Profit is what is left after all expenses have been paid if translators had gigantic profit margins we would all be rich.


 

Michael Wetzel  Identity Verified
Germany
Local time: 19:04
German to English
time is not an expense Apr 10, 2013

Hello Alex,

Somehow I didn't express myself clearly. I don't really disagree with you or Philippe, but I think I am making a significant point that you are missing.

I am not an agency and I am not trying to tell translators to work for less or that they earn too much.

Time is not an expense: Wages are an expense. Every minute that I spend translating costs me only a very tiny amount of money.

If I only earned 1000 EUR per month, but only had (business) expenses of 100 EUR per month, I would have a profit of 900 EUR per month. I would indeed have a gigangtic profit margin (90%), but my family and I would be living in (private) poverty.

My point was simply that discounts can make economic sense for beginning translators and that discounts for extremely long deadlines (in relation to volume) can make sense for many other translators.
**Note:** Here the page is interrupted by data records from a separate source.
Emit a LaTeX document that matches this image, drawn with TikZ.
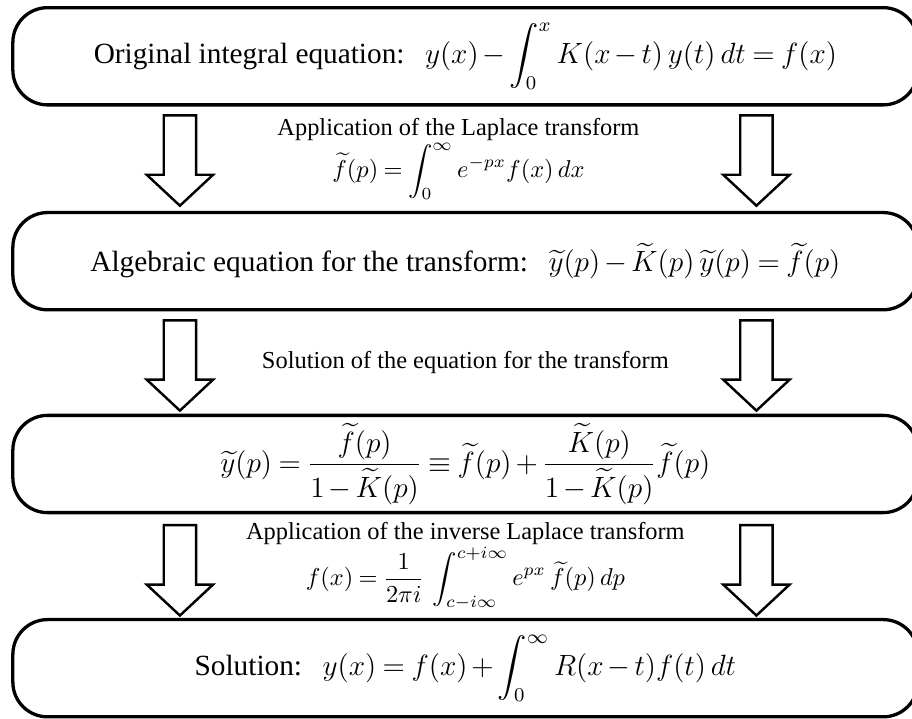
\documentclass[tikz,border=0pt]{standalone}
\usepackage[no-math]{fontspec}
\setmainfont{Liberation Serif}
\usepackage{amsmath}
\usetikzlibrary{shapes.arrows,calc}
\medmuskip=2.5mu plus 1mu minus 1mu
\thickmuskip=4mu plus 2mu

\begin{document}
\begin{tikzpicture}[
    stepBox/.style={rectangle,rounded corners=0.5cm,draw=black,line width=1.35pt,minimum width=13.03cm,minimum height=1.40cm,inner sep=0pt,font=\fontsize{12}{14.4}\selectfont},
    downArrow/.style={single arrow,draw=black,fill=white,line width=1pt,rotate=-90,anchor=tail,minimum height=1.30cm,inner sep=0.215cm,single arrow head extend=0.245cm,single arrow tip angle=94},
    stepLabel/.style={align=center,inner sep=0pt,font=\fontsize{10}{12}\selectfont},
]
\useasboundingbox (0,0) rectangle (13.13,-10.35);
% === boxes ===
\node[stepBox] (B1) at (6.70,-0.81) {Original integral equation:\hspace{0.7em}$y(x) - \displaystyle\int_0^x K(x-t)\,y(t)\,dt = f(x)$};
\node[stepBox] (B2) at (6.70,-3.76) {Algebraic equation for the transform:\hspace{0.7em}$\widetilde{y}(p) - \widetilde{K}(p)\,\widetilde{y}(p) = \widetilde{f}(p)$};
\node[stepBox] (B3) at (6.70,-6.68) {$\displaystyle \widetilde{y}(p) = \frac{\widetilde{f}(p)}{1-\widetilde{K}(p)} \equiv \widetilde{f}(p) + \frac{\widetilde{K}(p)}{1-\widetilde{K}(p)}\widetilde{f}(p)$};
\node[stepBox] (B4) at (6.70,-9.62) {Solution:\hspace{0.7em}$\displaystyle y(x) = f(x) + \int_0^\infty R(x-t)f(t)\,dt$};
% === arrows ===
\node[downArrow] (A1L) at ($(B1.south)+(-4.11,-0.11)$) {};
\node[downArrow] (A1R) at ($(B1.south)+(4.19,-0.11)$) {};
\node[downArrow] (A2L) at ($(B2.south)+(-4.11,-0.11)$) {};
\node[downArrow] (A2R) at ($(B2.south)+(4.19,-0.11)$) {};
\node[downArrow] (A3L) at ($(B3.south)+(-4.11,-0.14)$) {};
\node[downArrow] (A3R) at ($(B3.south)+(4.19,-0.14)$) {};
% === labels ===
\node[stepLabel] (L1) at ($(B1.south)!0.5!(B2.north)+(-0.1,0)$) {Application of the Laplace transform\\ $\widetilde{f}(p) = \displaystyle\int_0^\infty e^{-px} f(x)\,dx$};
\node[stepLabel] (L2) at ($(B2.south)!0.5!(B3.north)$) {Solution of the equation for the transform};
\node[stepLabel] (L3) at ($(B3.south)!0.5!(B4.north)$) {Application of the inverse Laplace transform\\ $f(x) = \dfrac{1}{2\pi i}\,\displaystyle\int_{c-i\infty}^{c+i\infty} e^{px}\,\widetilde{f}(p)\,dp$};
\end{tikzpicture}
\end{document}
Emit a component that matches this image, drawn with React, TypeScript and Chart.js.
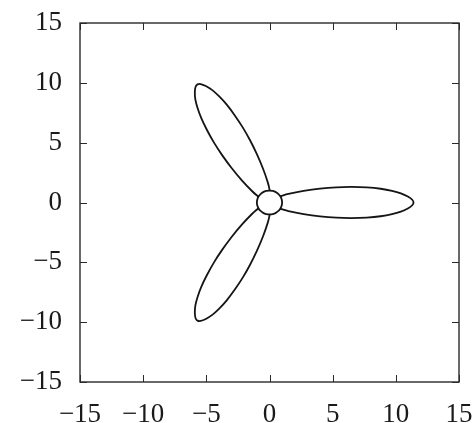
import React, { useEffect, useRef } from "react";
import { Chart, registerables } from "chart.js";

Chart.register(...registerables);

// Tick values on both axes
const xTicks = [-15, -10, -5, 0, 5, 10, 15];
const yTicks = [-15, -10, -5, 0, 5, 10, 15];

// Right blade
const bladeRightX = [0.86, 1.5, 2.7, 4.0, 5.3, 6.5, 7.7, 8.8, 9.7, 10.4, 10.95, 11.3, 11.4, 11.3, 10.95, 10.4, 9.7, 8.8, 7.7, 6.5, 5.3, 4.0, 2.7, 1.5, 0.86];
const bladeRightY = [0.52, 0.72, 0.97, 1.16, 1.27, 1.30, 1.26, 1.15, 0.98, 0.77, 0.50, 0.23, 0, -0.23, -0.50, -0.77, -0.98, -1.15, -1.26, -1.30, -1.27, -1.16, -0.97, -0.72, -0.52];

// Upper-left blade
const bladeUpX = [-0.88, -1.37, -2.19, -3.00, -3.75, -4.38, -4.94, -5.40, -5.70, -5.87, -5.91, -5.85, -5.70, -5.45, -5.04, -4.53, -4.00, -3.40, -2.76, -2.12, -1.55, -1.00, -0.51, -0.13, 0.02];
const bladeUpY = [0.48, 0.94, 1.85, 2.88, 3.96, 4.98, 6.04, 7.05, 7.91, 8.62, 9.23, 9.67, 9.87, 9.90, 9.73, 9.39, 8.89, 8.20, 7.30, 6.28, 5.22, 4.04, 2.82, 1.66, 1.00];

// Lower-left blade
const bladeDownX = [0.02, -0.13, -0.51, -1.00, -1.55, -2.12, -2.76, -3.40, -4.00, -4.53, -5.04, -5.45, -5.70, -5.85, -5.91, -5.87, -5.70, -5.40, -4.94, -4.38, -3.75, -3.00, -2.19, -1.37, -0.88];
const bladeDownY = [-1.00, -1.66, -2.82, -4.04, -5.22, -6.28, -7.30, -8.20, -8.89, -9.39, -9.73, -9.90, -9.87, -9.67, -9.23, -8.62, -7.91, -7.05, -6.04, -4.98, -3.96, -2.88, -1.85, -0.94, -0.48];

// Hub circle
const hubX = [1, 0.966, 0.866, 0.707, 0.5, 0.259, 0, -0.259, -0.5, -0.707, -0.866, -0.966, -1, -0.966, -0.866, -0.707, -0.5, -0.259, 0, 0.259, 0.5, 0.707, 0.866, 0.966, 1];
const hubY = [0, 0.259, 0.5, 0.707, 0.866, 0.966, 1, 0.966, 0.866, 0.707, 0.5, 0.259, 0, -0.259, -0.5, -0.707, -0.866, -0.966, -1, -0.966, -0.866, -0.707, -0.5, -0.259, 0];

const toPts = (xs: number[], ys: number[]) => xs.map((x, i) => ({ x, y: ys[i] }));

const fmt = (v: number) => (v < 0 ? "\u2212" + Math.abs(v) : String(v));

const FONT = "'Liberation Serif', 'Times New Roman', serif";

const framePlugin = {
  id: "frameTicks",
  afterDraw(chart: any) {
    const { ctx, chartArea } = chart;
    const { left, right, top, bottom } = chartArea;
    const xs = chart.scales.x;
    const ys = chart.scales.y;
    const len = 7;
    ctx.save();
    ctx.strokeStyle = "#2a2a2a";
    ctx.lineWidth = 1.4;
    ctx.strokeRect(left, top, right - left, bottom - top);
    ctx.lineWidth = 1;
    ctx.beginPath();
    xTicks.forEach((v) => {
      const px = Math.round(xs.getPixelForValue(v)) + 0.5;
      ctx.moveTo(px, bottom);
      ctx.lineTo(px, bottom - len);
      ctx.moveTo(px, top);
      ctx.lineTo(px, top + len);
    });
    yTicks.forEach((v) => {
      const py = Math.round(ys.getPixelForValue(v)) + 0.5;
      ctx.moveTo(left, py);
      ctx.lineTo(left + len, py);
      ctx.moveTo(right, py);
      ctx.lineTo(right - len, py);
    });
    ctx.stroke();
    ctx.restore();
  },
};

export default function App() {
  const ref = useRef<HTMLCanvasElement | null>(null);

  useEffect(() => {
    if (!ref.current) return;
    const lineStyle = {
      borderColor: "#151515",
      borderWidth: 1.8,
      pointRadius: 0,
      showLine: true,
      tension: 0.4,
      fill: false,
    };
    const chart = new Chart(ref.current, {
      type: "scatter",
      data: {
        datasets: [
          { ...lineStyle, data: toPts(bladeRightX, bladeRightY) },
          { ...lineStyle, data: toPts(bladeUpX, bladeUpY) },
          { ...lineStyle, data: toPts(bladeDownX, bladeDownY) },
          { ...lineStyle, data: toPts(hubX, hubY) },
        ],
      },
      options: {
        animation: false,
        responsive: false,
        devicePixelRatio: 1,
        layout: { padding: { left: 0, right: 17, top: 23, bottom: 0 } },
        plugins: { legend: { display: false }, tooltip: { enabled: false } },
        scales: {
          x: {
            type: "linear",
            min: -15,
            max: 15,
            afterBuildTicks: (s: any) => {
              s.ticks = xTicks.map((v) => ({ value: v }));
            },
            afterFit: (s: any) => {
              s.height = 41;
              s.paddingLeft = 0;
              s.paddingRight = 0;
            },
            grid: { display: false, drawTicks: false },
            border: { display: false },
            ticks: {
              color: "#1a1a1a",
              font: { family: FONT, size: 27 },
              padding: 17,
              maxRotation: 0,
              autoSkip: false,
              callback: (v: any) => fmt(Number(v)),
            },
          },
          y: {
            type: "linear",
            min: -15,
            max: 15,
            afterBuildTicks: (s: any) => {
              s.ticks = yTicks.map((v) => ({ value: v }));
            },
            afterFit: (s: any) => {
              s.width = 80;
              s.paddingTop = 0;
              s.paddingBottom = 0;
            },
            grid: { display: false, drawTicks: false },
            border: { display: false },
            ticks: {
              color: "#1a1a1a",
              font: { family: FONT, size: 27 },
              padding: 18,
              autoSkip: false,
              callback: (v: any) => fmt(Number(v)),
            },
          },
        },
      },
      plugins: [framePlugin],
    });
    return () => chart.destroy();
  }, []);

  return (
    <div style={{ position: "fixed", left: 0, top: 0, width: 476, height: 423, background: "#fff" }}>
      <canvas ref={ref} width={476} height={423} />
    </div>
  );
}
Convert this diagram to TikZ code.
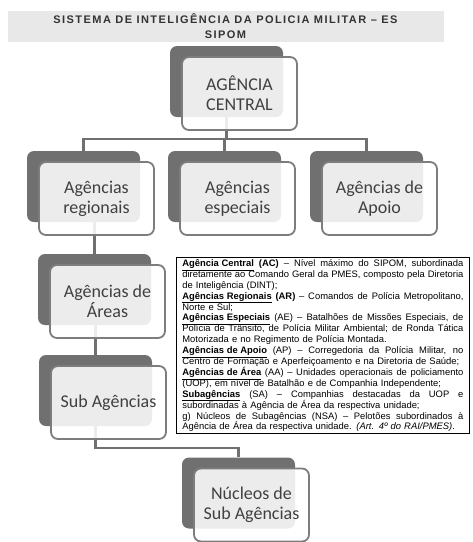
\documentclass[tikz,border=0pt]{standalone}
\usepackage{xcolor}
\usepackage{fontspec}
\newfontfamily\boxfont{Carlito}
\newfontfamily\notefont{Liberation Sans}
\newfontfamily\headfont[LetterSpace=13]{Liberation Sans}
\definecolor{boxdark}{RGB}{112,112,112}
\definecolor{boxline}{RGB}{125,125,125}
\definecolor{boxtext}{RGB}{64,64,64}
\definecolor{band}{RGB}{232,232,232}
\usepackage{tikz}
\usetikzlibrary{positioning}
\newcommand{\jline}[1]{\leavevmode\hbox to 281pt{\spaceskip=0.278em plus 1em minus 0.08em\relax#1}}

\begin{document}
\begin{tikzpicture}[x=1pt,y=-1pt,
  backbox/.style={rectangle,rounded corners=7pt,fill=boxdark,minimum width=113pt,minimum height=71pt,inner sep=0},
  frontbox/.style={rectangle,rounded corners=7pt,draw=boxline,line width=1.8pt,fill=white,fill opacity=0.87,text opacity=1,minimum width=115pt,minimum height=73pt,inner sep=0,align=center,text=boxtext,font=\boxfont\fontsize{18}{20}\selectfont},
  link/.style={draw=boxdark,line width=2.2pt}]
\useasboundingbox (0,0) rectangle (473,542);

%title band
\node (title) at (225.5,26) [fill=band,minimum width=436pt,minimum height=31pt,inner sep=0,align=center,text=black!80,font=\headfont\bfseries\fontsize{11}{15}\selectfont] {SISTEMA DE INTELIGÊNCIA DA POLICIA MILITAR – ES\\SIPOM};

%back boxes
\foreach \n/\x/\y in {cen/239.5/93.5, reg/96.5/198.5, esp/237.5/198.5, apo/379.5/198.5, are/107.5/301.5, sub/108.5/402.5, nuc/251.5/505}{
  \node (\n-b) at (\x-13,\y-12) [backbox] {};
}

%connectors
\coordinate (bus) at (0,139);
\coordinate (bus2) at (0,448);
\draw[link] (cen-b.south) -- (cen-b.south |- bus) -| (reg-b.north);
\draw[link] (cen-b.south |- bus) -| (esp-b.north);
\draw[link] (cen-b.south |- bus) -| (apo-b.north);
\draw[link] (reg-b.south -| are-b.north) -- (are-b.north);
\draw[link] (are-b.south -| sub-b.north) -- (sub-b.north);
\draw[link] (sub-b.south) -- (sub-b.south |- bus2) -| (nuc-b.north);

%front boxes
\foreach \n/\x/\y/\t in {cen/239.5/93.5/{AGÊNCIA\\CENTRAL}, reg/96.5/198.5/{Agências\\regionais}, esp/237.5/198.5/{Agências\\especiais}, apo/379.5/198.5/{Agências de\\Apoio}, are/107.5/301.5/{Agências de\\Áreas}, sub/108.5/402.5/{Sub Agências}, nuc/251.5/505/{Núcleos de\\Sub Agências}}{
  \node (\n-f) at (\x,\y) [frontbox] {\t};
}

%notes
\node (notes) at (176,257) [anchor=north west,draw,line width=0.8pt,fill=white,text width=281pt,inner xsep=6pt,inner ysep=2pt,align=left,font=\notefont\fontsize{9.4}{11}\selectfont] {%
\baselineskip=10.9pt\lineskiplimit=-3pt\relax
\jline{\textbf{\underline{Agência Central} (AC)} – Nível máximo do SIPOM, subordinada}\\
\jline{diretamente ao Comando Geral da PMES, composto pela Diretoria}\\
de Inteligência (DINT);\\
\jline{\textbf{\underline{Agências Regionais} (AR)} – Comandos de Polícia Metropolitano,}\\
Norte e Sul;\\
\jline{\textbf{\underline{Agências Especiais}} (AE) – Batalhões de Missões Especiais, de}\\
\jline{Polícia de Trânsito, de Polícia Militar Ambiental; de Ronda Tática}\\
Motorizada e no Regimento de Polícia Montada.\\
\jline{\textbf{\underline{Agências de Apoio}} (AP) – Corregedoria da Polícia Militar, no}\\
Centro de Formação e Aperfeiçoamento e na Diretoria de Saúde;\\
\jline{\textbf{\underline{Agências de Área}} (AA) – Unidades operacionais de policiamento}\\
(UOP), em nível de Batalhão e de Companhia Independente;\\
\jline{\textbf{\underline{Subagências}} (SA) – Companhias destacadas da UOP e}\\
subordinadas à Agência de Área da respectiva unidade;\\
\jline{g) Núcleos de Subagências (NSA) – Pelotões subordinados à}\\
Agência de Área da respectiva unidade. \textit{(Art. 4º do RAI/PMES)}.\par};

\end{tikzpicture}
\end{document}
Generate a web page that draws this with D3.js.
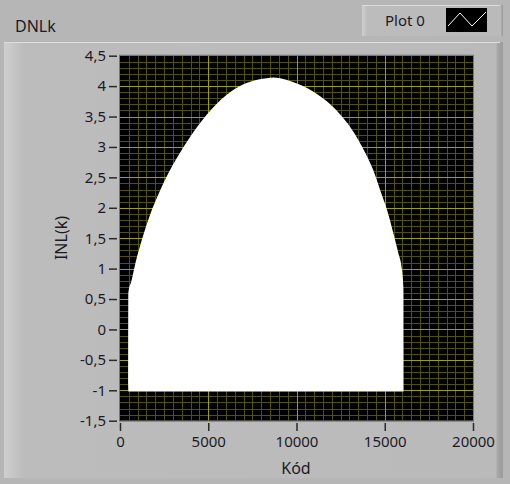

This is also not meant to serve as a justification for agencies' demands for volume discounts: These discounts make them dependent on either rational but inexperienced or otherwise unsuccessful translators who accept them for sound economic reasons (based on their difficult situation) or irrational translators who accept for God knows what reason, even though they already have more work than they want and need.


 

Alex Lago  Identity Verified
Spain
Local time: 19:04
Member (2009)
English to Spanish
+ ...
Sorry don't agree with you there Apr 10, 2013

Michael Wetzel wrote:
Time is not an expense: Wages are an expense. Every minute that I spend translating costs me only a very tiny amount of money.


I'm sorry but I just can't agree with you on that, time is money and therefore time is an expense, all the time I spend translating is time I can't spend on anything else. Wages are simply the way in which the time expense is paid for.